→ The request
Scan the records below for the line with "Emit a LaTeX" and the line with "minimum height=130pt] (resp)", and retype that range exactly, both ends included, pictures excepted.

→ Information supplied
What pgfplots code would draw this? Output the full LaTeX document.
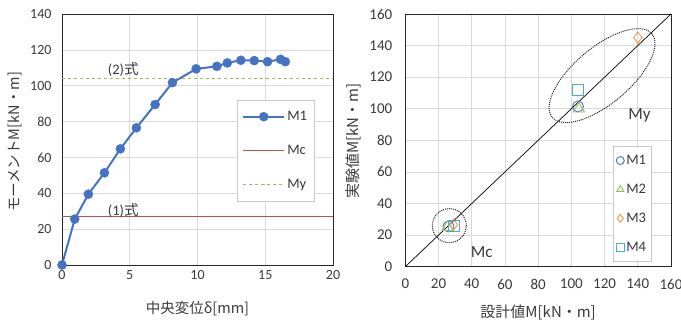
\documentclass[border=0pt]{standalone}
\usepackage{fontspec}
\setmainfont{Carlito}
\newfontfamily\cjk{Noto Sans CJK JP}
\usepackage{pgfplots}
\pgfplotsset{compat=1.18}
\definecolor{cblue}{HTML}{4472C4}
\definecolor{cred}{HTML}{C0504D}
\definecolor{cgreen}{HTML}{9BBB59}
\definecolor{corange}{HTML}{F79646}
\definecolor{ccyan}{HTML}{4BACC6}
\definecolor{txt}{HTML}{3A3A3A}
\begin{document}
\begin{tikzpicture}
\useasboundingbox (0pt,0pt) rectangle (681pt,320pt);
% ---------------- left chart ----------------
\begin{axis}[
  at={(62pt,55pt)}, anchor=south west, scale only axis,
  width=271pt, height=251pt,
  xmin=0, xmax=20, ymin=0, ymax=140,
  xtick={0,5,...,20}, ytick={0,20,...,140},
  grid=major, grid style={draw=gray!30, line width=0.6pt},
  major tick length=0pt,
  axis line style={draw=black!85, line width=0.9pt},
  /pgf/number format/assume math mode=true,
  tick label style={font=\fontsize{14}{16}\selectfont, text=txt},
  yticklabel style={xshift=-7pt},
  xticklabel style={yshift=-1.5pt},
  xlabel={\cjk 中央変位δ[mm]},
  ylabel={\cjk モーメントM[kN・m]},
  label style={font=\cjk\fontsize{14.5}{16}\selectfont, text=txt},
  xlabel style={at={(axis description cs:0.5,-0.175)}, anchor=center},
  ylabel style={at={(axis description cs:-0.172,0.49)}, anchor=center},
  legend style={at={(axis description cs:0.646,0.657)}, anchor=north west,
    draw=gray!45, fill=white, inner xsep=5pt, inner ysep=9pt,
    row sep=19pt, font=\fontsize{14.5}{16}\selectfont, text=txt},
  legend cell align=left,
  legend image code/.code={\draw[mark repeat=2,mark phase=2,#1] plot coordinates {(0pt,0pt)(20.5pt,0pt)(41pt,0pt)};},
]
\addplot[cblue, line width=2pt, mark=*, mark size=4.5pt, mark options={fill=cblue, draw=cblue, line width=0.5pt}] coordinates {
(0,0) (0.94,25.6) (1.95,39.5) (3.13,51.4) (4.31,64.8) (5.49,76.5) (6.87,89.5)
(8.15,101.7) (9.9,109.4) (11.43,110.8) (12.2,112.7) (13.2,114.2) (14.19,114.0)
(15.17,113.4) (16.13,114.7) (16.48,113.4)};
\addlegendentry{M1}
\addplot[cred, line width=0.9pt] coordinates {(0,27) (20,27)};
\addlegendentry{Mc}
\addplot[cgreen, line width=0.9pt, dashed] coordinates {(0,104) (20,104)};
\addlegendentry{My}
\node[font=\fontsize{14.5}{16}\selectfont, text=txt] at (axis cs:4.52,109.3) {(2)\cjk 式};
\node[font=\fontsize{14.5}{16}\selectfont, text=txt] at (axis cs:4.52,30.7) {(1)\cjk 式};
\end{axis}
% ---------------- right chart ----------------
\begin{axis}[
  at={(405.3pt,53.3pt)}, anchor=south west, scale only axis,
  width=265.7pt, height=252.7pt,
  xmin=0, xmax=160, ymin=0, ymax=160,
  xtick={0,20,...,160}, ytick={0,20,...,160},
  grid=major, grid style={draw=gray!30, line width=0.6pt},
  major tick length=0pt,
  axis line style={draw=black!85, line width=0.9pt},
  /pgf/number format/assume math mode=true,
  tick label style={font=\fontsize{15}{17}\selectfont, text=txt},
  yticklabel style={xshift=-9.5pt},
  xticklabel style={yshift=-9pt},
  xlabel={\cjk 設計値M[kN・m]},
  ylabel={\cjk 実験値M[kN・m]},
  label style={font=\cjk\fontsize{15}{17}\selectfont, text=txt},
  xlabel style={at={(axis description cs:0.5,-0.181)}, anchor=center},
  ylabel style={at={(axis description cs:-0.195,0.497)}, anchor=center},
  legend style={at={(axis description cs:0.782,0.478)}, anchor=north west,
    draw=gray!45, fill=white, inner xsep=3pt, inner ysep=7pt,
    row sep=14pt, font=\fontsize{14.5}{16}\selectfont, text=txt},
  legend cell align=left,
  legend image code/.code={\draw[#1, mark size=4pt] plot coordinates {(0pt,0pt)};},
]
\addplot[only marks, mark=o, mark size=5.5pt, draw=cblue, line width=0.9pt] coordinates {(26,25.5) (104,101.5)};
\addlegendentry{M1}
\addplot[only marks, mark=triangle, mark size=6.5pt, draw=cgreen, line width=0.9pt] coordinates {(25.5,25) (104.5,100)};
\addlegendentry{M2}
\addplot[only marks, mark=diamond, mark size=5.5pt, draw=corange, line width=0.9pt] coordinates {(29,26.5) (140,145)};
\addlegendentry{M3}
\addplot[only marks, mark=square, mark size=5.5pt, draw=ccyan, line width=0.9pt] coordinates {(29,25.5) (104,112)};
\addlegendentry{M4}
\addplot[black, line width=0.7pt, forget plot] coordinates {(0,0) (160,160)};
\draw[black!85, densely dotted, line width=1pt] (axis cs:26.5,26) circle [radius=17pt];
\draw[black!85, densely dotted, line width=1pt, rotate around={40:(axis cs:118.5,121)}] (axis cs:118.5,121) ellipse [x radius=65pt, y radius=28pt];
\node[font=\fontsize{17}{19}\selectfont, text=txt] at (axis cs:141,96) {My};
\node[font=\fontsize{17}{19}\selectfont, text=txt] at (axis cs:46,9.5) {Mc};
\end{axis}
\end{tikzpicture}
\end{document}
* * *
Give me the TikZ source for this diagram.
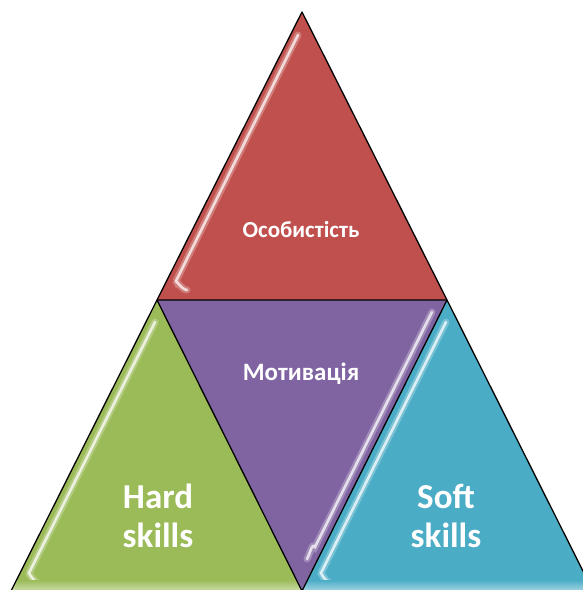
--
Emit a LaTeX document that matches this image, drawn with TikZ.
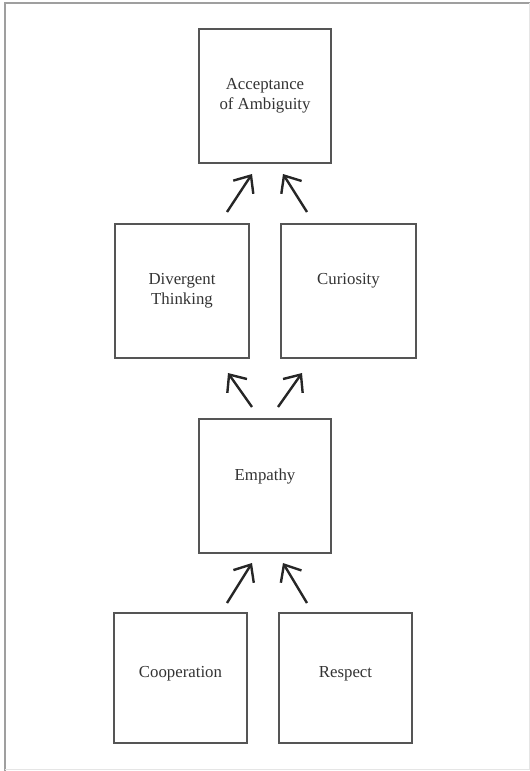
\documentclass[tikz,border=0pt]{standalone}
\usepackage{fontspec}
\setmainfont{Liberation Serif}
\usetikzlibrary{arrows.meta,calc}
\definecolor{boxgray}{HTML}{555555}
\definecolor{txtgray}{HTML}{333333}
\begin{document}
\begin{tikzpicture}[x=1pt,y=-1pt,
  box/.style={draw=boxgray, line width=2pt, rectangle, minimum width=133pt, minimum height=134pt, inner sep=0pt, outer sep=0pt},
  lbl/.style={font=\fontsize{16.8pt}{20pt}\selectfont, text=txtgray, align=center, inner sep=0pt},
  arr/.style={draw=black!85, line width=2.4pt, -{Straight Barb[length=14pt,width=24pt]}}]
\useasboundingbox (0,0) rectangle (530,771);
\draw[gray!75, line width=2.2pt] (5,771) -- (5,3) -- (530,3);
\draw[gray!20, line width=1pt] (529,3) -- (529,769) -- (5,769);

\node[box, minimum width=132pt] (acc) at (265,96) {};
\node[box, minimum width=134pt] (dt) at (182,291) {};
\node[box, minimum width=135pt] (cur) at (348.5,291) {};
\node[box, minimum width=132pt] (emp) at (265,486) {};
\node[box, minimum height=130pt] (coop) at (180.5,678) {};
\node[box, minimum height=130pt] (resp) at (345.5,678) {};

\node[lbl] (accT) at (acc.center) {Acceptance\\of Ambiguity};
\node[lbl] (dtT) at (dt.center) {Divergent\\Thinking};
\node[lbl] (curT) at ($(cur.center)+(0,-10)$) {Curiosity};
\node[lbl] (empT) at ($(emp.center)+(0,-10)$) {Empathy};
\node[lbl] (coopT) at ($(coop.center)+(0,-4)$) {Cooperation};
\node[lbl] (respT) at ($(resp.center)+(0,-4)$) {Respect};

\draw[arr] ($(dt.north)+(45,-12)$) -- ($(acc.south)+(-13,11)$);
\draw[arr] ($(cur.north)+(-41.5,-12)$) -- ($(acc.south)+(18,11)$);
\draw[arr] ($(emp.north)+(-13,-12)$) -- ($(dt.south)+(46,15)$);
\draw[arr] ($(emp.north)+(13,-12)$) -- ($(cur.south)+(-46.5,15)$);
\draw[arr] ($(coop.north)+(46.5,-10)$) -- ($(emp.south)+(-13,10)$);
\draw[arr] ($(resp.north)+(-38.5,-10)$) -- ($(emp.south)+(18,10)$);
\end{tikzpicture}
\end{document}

→ Answer to the exercise
Emit a LaTeX document that matches this image, drawn with TikZ.
\documentclass[tikz,border=0pt]{standalone}
\usepackage{fontspec}
\setmainfont{Liberation Serif}
\usetikzlibrary{arrows.meta,calc}
\definecolor{boxgray}{HTML}{555555}
\definecolor{txtgray}{HTML}{333333}
\begin{document}
\begin{tikzpicture}[x=1pt,y=-1pt,
  box/.style={draw=boxgray, line width=2pt, rectangle, minimum width=133pt, minimum height=134pt, inner sep=0pt, outer sep=0pt},
  lbl/.style={font=\fontsize{16.8pt}{20pt}\selectfont, text=txtgray, align=center, inner sep=0pt},
  arr/.style={draw=black!85, line width=2.4pt, -{Straight Barb[length=14pt,width=24pt]}}]
\useasboundingbox (0,0) rectangle (530,771);
\draw[gray!75, line width=2.2pt] (5,771) -- (5,3) -- (530,3);
\draw[gray!20, line width=1pt] (529,3) -- (529,769) -- (5,769);

\node[box, minimum width=132pt] (acc) at (265,96) {};
\node[box, minimum width=134pt] (dt) at (182,291) {};
\node[box, minimum width=135pt] (cur) at (348.5,291) {};
\node[box, minimum width=132pt] (emp) at (265,486) {};
\node[box, minimum height=130pt] (coop) at (180.5,678) {};
\node[box, minimum height=130pt] (resp) at (345.5,678) {};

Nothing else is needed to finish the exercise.